(Extracted data entries)
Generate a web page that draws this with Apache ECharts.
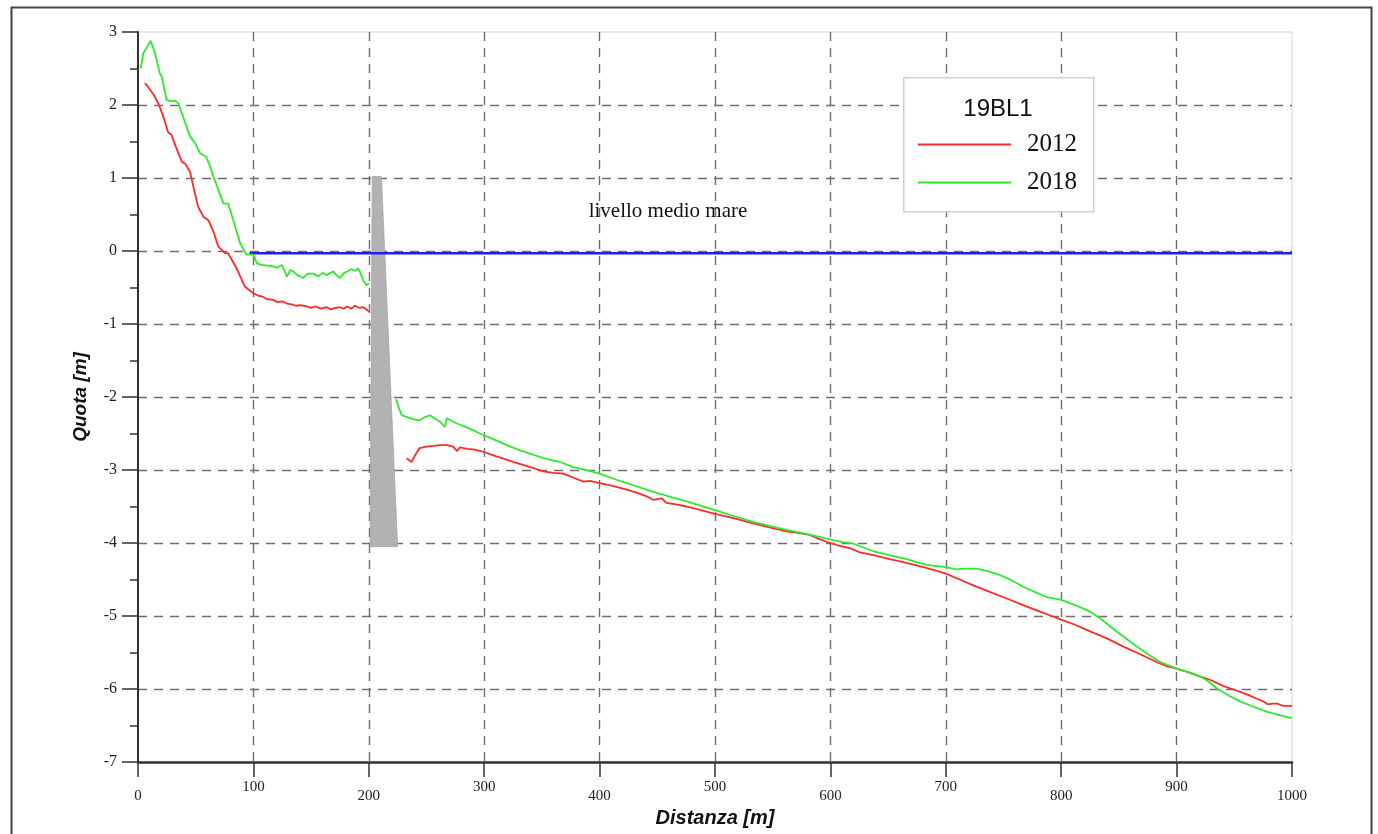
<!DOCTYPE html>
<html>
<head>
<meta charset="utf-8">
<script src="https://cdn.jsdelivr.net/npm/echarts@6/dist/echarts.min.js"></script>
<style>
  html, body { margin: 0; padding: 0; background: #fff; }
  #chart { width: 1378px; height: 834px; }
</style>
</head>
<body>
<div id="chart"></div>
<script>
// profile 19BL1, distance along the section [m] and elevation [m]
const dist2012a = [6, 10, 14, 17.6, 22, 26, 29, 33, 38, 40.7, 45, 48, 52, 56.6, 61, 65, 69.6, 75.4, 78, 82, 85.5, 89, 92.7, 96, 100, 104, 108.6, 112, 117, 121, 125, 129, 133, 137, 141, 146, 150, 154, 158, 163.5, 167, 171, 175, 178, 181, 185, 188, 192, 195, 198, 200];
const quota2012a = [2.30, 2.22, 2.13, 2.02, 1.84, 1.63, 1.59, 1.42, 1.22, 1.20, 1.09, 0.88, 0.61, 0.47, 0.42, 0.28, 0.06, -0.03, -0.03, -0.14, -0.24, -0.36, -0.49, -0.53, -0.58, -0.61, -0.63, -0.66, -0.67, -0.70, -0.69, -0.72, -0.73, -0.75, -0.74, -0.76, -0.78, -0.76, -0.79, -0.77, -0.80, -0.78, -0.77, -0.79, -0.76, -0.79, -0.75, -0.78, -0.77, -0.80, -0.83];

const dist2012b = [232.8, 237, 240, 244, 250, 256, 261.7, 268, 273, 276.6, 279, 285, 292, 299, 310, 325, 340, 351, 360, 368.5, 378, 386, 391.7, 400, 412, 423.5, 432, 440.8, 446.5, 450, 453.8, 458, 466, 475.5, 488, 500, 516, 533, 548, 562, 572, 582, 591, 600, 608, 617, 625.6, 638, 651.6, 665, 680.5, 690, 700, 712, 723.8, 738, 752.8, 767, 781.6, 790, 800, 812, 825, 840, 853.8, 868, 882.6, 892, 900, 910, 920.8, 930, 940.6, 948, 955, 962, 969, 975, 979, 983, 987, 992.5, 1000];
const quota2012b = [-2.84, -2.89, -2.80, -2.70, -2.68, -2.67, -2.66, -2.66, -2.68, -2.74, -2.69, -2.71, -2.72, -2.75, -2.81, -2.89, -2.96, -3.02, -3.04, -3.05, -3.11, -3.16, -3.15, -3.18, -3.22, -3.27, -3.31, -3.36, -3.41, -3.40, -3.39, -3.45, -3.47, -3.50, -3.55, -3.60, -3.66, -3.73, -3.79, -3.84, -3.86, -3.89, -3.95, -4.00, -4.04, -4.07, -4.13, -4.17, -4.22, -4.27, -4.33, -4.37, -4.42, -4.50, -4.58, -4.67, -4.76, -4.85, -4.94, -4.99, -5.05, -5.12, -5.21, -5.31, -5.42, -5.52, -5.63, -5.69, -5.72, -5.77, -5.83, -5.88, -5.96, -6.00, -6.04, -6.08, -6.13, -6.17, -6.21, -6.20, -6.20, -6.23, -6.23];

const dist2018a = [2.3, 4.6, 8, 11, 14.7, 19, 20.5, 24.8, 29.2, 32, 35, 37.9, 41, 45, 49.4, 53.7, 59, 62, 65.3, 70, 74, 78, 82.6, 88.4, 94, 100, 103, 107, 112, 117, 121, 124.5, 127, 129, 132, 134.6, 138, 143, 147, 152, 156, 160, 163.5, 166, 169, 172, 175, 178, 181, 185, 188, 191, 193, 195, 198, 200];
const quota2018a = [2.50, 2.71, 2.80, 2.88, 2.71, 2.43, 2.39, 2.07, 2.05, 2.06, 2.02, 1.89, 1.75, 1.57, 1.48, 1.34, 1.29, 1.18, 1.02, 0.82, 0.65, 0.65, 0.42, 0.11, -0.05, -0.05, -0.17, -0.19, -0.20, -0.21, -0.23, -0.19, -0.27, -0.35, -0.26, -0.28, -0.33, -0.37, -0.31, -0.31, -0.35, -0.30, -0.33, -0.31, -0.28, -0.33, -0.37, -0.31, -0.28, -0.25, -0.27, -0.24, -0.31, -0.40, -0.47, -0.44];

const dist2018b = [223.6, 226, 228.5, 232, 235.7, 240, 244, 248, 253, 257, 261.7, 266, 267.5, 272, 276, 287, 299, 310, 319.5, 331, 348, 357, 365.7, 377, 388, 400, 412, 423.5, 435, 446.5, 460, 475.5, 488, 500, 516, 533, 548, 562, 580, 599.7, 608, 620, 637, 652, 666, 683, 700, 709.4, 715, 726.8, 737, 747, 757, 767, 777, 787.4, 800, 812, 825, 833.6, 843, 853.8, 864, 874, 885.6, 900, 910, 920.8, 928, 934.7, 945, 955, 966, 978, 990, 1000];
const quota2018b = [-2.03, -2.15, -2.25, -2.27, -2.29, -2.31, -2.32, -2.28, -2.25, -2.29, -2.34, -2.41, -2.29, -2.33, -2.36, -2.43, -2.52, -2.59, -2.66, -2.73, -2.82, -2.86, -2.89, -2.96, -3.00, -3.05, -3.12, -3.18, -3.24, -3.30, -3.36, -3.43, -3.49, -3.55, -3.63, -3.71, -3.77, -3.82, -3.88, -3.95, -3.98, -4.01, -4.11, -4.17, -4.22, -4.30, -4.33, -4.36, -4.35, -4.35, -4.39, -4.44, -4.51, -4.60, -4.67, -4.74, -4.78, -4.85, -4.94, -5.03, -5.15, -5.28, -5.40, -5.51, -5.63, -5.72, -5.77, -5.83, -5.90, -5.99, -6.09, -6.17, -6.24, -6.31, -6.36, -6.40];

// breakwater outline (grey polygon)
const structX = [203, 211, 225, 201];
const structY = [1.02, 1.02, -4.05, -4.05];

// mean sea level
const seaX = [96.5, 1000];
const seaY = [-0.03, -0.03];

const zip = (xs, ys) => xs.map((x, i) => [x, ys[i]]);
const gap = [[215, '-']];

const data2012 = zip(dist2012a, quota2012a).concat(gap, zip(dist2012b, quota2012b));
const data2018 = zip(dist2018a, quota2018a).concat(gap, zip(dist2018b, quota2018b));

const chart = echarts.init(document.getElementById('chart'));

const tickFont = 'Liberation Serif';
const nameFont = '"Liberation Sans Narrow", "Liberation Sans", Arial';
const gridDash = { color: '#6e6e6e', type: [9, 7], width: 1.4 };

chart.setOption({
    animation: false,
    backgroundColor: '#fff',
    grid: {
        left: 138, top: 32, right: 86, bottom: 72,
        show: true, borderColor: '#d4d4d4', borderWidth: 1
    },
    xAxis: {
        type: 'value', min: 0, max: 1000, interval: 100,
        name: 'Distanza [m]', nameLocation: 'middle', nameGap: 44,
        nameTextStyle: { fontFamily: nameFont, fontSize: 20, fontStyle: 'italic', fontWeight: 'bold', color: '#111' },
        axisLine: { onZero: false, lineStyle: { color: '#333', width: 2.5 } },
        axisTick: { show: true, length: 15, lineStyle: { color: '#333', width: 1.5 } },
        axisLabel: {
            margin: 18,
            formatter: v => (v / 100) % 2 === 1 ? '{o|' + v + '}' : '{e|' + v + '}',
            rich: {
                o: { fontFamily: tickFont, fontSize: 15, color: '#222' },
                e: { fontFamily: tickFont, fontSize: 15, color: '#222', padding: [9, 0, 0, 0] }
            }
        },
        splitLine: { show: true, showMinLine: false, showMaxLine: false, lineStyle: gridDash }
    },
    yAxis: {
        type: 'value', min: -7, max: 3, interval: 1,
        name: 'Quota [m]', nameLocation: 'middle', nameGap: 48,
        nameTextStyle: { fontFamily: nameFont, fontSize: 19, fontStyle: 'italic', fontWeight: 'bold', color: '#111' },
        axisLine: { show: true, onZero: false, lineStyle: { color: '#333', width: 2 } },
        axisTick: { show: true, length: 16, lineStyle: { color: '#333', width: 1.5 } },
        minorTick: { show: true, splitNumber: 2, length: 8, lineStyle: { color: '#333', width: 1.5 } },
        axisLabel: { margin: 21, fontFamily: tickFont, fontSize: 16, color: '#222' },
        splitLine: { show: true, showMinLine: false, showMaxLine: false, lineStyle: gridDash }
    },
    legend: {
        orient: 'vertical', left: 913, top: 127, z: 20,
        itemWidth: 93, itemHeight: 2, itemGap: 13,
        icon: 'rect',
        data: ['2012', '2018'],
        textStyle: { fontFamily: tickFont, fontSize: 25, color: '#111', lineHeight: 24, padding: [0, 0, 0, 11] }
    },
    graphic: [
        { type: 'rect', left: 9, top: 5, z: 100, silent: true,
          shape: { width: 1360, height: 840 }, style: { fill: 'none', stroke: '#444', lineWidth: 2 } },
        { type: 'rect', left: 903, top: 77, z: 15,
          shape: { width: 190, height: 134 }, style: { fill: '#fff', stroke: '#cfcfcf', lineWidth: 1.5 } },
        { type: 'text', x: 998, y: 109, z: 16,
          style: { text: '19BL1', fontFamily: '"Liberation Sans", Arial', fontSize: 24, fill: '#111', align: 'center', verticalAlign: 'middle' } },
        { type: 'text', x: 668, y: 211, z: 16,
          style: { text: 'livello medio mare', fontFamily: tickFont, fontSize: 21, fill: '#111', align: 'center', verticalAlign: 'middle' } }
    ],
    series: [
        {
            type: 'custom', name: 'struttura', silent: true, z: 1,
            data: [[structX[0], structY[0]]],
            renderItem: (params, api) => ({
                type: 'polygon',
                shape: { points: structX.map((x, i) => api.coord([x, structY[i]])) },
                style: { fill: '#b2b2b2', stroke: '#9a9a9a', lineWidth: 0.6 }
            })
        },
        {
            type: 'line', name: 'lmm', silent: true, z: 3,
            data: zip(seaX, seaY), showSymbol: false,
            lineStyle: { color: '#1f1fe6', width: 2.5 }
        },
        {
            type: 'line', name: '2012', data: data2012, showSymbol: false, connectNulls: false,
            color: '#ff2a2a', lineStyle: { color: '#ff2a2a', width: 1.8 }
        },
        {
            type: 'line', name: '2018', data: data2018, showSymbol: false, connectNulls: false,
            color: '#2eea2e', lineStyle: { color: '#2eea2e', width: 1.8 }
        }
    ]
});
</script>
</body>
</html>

* * *

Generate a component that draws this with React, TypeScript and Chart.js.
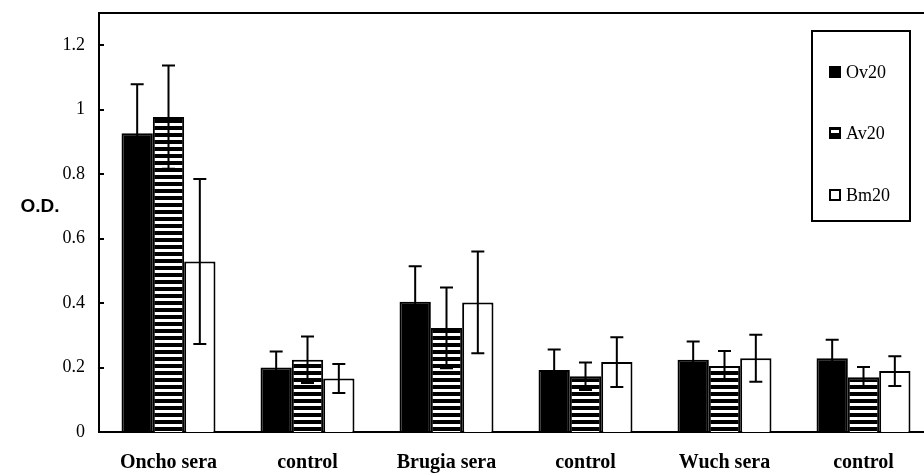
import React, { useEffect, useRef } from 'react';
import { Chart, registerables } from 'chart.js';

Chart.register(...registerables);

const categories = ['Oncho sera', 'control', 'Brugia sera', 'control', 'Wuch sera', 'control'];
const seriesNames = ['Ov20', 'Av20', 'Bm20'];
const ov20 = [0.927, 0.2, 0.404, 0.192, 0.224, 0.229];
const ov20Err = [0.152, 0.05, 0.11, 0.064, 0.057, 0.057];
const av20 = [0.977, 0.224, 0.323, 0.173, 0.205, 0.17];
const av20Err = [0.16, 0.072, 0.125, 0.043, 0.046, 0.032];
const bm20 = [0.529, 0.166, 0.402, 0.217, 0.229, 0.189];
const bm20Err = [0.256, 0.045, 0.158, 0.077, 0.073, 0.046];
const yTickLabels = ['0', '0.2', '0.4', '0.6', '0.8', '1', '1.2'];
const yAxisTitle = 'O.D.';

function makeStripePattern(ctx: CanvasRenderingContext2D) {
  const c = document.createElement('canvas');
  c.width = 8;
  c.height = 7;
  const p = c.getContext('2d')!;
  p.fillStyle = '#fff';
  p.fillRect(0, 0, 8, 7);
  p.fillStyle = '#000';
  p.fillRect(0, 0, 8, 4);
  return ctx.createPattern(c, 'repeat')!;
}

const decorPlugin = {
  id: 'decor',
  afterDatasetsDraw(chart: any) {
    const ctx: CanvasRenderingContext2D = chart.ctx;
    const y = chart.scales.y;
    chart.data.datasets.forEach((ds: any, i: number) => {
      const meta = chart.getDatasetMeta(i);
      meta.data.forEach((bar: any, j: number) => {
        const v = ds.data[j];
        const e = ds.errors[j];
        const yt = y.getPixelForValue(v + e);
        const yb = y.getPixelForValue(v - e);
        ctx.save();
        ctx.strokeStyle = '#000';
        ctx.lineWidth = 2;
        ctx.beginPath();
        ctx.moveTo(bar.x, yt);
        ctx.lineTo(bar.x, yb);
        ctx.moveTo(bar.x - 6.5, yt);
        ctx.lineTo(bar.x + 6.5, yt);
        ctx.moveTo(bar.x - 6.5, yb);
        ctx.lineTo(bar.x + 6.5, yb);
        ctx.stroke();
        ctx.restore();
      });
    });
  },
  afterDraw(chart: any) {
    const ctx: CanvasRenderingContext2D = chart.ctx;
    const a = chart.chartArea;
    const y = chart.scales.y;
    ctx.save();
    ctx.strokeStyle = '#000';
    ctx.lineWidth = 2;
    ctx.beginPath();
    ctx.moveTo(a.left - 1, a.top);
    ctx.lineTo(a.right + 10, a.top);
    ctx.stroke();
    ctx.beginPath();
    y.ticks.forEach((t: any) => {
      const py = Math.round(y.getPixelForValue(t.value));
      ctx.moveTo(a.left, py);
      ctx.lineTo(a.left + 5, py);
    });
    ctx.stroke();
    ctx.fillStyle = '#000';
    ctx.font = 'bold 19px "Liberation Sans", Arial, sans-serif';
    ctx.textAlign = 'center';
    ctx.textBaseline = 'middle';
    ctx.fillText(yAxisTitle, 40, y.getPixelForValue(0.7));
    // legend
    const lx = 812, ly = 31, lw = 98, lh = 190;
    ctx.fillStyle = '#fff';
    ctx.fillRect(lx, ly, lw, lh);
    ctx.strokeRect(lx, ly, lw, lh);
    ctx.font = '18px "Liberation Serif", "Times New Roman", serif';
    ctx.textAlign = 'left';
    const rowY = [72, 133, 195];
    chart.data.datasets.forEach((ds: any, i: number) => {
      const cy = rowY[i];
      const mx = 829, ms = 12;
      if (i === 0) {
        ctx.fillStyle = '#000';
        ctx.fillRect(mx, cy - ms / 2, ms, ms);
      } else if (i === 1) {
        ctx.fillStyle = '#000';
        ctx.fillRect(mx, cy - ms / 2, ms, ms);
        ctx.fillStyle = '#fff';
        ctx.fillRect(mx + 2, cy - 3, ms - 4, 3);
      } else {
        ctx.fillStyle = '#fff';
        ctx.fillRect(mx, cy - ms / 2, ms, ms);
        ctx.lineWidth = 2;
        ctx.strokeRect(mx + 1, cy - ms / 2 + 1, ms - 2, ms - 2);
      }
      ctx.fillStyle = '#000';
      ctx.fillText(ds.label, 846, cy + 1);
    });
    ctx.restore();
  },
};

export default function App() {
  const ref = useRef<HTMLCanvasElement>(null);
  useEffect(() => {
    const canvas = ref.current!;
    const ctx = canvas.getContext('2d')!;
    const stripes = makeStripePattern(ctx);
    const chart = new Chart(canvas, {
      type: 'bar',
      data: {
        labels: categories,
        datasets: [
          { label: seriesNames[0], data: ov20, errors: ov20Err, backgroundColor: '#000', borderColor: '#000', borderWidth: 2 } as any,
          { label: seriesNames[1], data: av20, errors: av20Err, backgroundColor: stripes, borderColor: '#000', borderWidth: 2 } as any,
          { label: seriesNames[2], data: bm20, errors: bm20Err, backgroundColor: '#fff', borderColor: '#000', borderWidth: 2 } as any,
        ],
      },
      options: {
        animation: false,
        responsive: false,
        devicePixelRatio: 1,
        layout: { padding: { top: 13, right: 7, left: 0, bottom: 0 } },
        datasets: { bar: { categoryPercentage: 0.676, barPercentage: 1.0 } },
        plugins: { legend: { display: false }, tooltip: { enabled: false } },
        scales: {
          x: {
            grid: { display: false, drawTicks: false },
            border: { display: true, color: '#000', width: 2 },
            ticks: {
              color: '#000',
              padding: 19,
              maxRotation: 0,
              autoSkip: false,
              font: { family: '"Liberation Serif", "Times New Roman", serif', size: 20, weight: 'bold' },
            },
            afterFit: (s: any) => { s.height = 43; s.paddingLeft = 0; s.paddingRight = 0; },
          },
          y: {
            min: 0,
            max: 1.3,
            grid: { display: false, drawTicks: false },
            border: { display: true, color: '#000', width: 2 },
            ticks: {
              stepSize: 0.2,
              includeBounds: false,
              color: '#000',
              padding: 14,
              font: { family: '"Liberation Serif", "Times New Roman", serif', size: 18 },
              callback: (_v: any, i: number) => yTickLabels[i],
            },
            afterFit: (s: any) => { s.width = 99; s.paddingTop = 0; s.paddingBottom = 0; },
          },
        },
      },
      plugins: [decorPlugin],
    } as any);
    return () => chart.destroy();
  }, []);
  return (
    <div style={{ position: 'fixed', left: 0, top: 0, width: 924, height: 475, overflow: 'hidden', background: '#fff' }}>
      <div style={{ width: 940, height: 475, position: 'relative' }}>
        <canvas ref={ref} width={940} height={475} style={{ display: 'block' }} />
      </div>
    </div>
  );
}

* * *

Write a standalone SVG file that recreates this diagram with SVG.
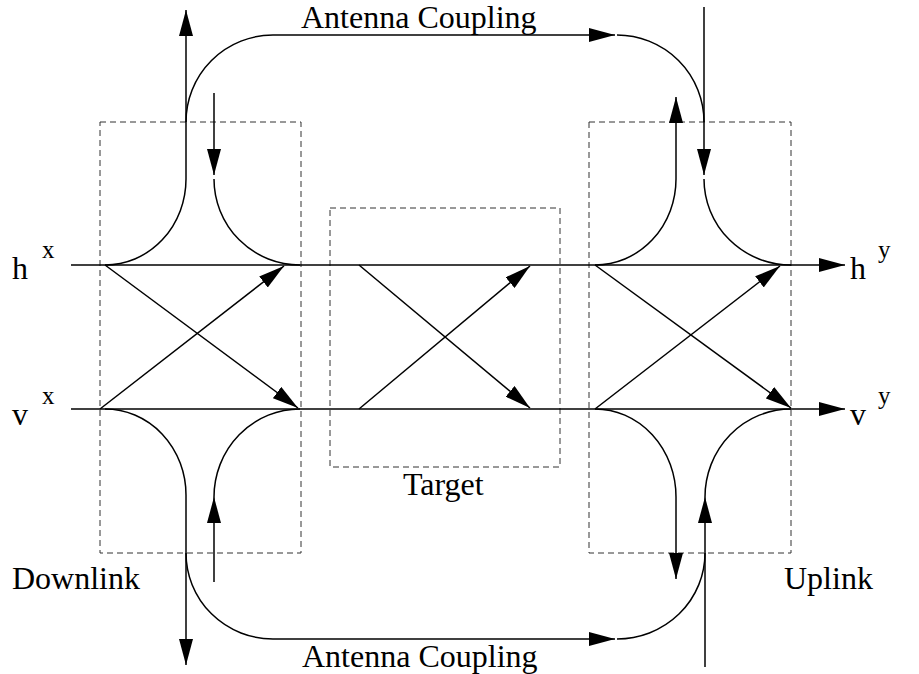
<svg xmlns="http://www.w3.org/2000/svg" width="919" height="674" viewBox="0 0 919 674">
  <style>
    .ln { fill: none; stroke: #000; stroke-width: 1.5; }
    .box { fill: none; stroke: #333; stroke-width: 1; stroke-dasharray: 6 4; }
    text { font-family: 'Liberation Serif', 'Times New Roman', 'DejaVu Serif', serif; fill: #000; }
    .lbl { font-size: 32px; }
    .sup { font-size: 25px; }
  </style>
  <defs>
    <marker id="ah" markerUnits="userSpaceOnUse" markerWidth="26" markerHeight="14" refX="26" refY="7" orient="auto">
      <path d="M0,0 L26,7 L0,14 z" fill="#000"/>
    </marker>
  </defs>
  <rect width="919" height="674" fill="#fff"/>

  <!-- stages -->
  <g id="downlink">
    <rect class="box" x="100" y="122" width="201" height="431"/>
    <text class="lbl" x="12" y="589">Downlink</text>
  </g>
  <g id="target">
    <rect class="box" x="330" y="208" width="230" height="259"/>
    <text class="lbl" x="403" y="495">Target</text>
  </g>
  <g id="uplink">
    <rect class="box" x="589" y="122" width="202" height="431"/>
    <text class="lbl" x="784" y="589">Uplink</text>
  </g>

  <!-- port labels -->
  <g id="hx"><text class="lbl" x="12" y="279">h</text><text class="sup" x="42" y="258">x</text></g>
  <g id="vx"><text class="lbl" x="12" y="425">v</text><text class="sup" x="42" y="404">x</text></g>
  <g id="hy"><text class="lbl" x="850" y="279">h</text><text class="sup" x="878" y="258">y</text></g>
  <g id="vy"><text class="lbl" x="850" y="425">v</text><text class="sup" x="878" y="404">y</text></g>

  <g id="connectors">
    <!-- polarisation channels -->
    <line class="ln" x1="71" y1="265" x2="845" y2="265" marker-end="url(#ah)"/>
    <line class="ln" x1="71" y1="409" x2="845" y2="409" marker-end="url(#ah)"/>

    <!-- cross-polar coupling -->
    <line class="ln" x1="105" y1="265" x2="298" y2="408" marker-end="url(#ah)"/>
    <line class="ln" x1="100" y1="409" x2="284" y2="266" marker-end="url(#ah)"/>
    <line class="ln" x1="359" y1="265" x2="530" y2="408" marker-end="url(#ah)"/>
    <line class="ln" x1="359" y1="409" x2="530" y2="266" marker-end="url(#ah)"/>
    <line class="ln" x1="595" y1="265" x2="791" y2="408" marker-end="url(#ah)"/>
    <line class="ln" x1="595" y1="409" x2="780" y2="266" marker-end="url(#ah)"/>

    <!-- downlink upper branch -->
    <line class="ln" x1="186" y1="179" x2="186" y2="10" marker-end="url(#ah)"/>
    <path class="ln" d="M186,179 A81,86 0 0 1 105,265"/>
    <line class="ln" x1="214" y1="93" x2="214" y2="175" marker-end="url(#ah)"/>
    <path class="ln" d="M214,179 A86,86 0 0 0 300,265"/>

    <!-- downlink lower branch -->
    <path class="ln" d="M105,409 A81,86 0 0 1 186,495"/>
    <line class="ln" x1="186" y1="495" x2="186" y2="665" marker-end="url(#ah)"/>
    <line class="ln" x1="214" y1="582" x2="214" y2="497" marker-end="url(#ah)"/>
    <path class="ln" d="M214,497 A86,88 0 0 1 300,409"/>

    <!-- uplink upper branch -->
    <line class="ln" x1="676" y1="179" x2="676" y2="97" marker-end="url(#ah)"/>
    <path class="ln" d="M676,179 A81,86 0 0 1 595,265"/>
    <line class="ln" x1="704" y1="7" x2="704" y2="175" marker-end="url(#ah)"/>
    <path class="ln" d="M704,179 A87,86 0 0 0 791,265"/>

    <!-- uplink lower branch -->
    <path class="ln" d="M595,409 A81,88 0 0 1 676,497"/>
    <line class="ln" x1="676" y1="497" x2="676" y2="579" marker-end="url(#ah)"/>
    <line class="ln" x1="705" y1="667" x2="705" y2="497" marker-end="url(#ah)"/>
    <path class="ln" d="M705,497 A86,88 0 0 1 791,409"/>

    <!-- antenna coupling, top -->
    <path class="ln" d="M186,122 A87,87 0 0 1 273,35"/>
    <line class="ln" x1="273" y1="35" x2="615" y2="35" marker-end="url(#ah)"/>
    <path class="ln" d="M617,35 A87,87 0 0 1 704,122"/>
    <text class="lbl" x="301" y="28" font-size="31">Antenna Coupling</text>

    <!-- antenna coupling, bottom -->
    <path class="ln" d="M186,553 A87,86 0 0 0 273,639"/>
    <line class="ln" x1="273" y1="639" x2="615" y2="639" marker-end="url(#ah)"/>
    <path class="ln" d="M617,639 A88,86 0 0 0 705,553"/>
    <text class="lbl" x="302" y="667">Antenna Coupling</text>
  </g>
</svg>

§ TASK PROMPT
Copy out only the lines from the one containing "Generate a component" through the one containing "Chart.register(...registerables);", exactly, with both ends. Any picture is left out.

§ TASK OUTPUT
Generate a component that draws this with React, TypeScript and Chart.js.
import React, { useEffect, useRef } from 'react';
import { Chart, registerables } from 'chart.js';

Chart.register(...registerables);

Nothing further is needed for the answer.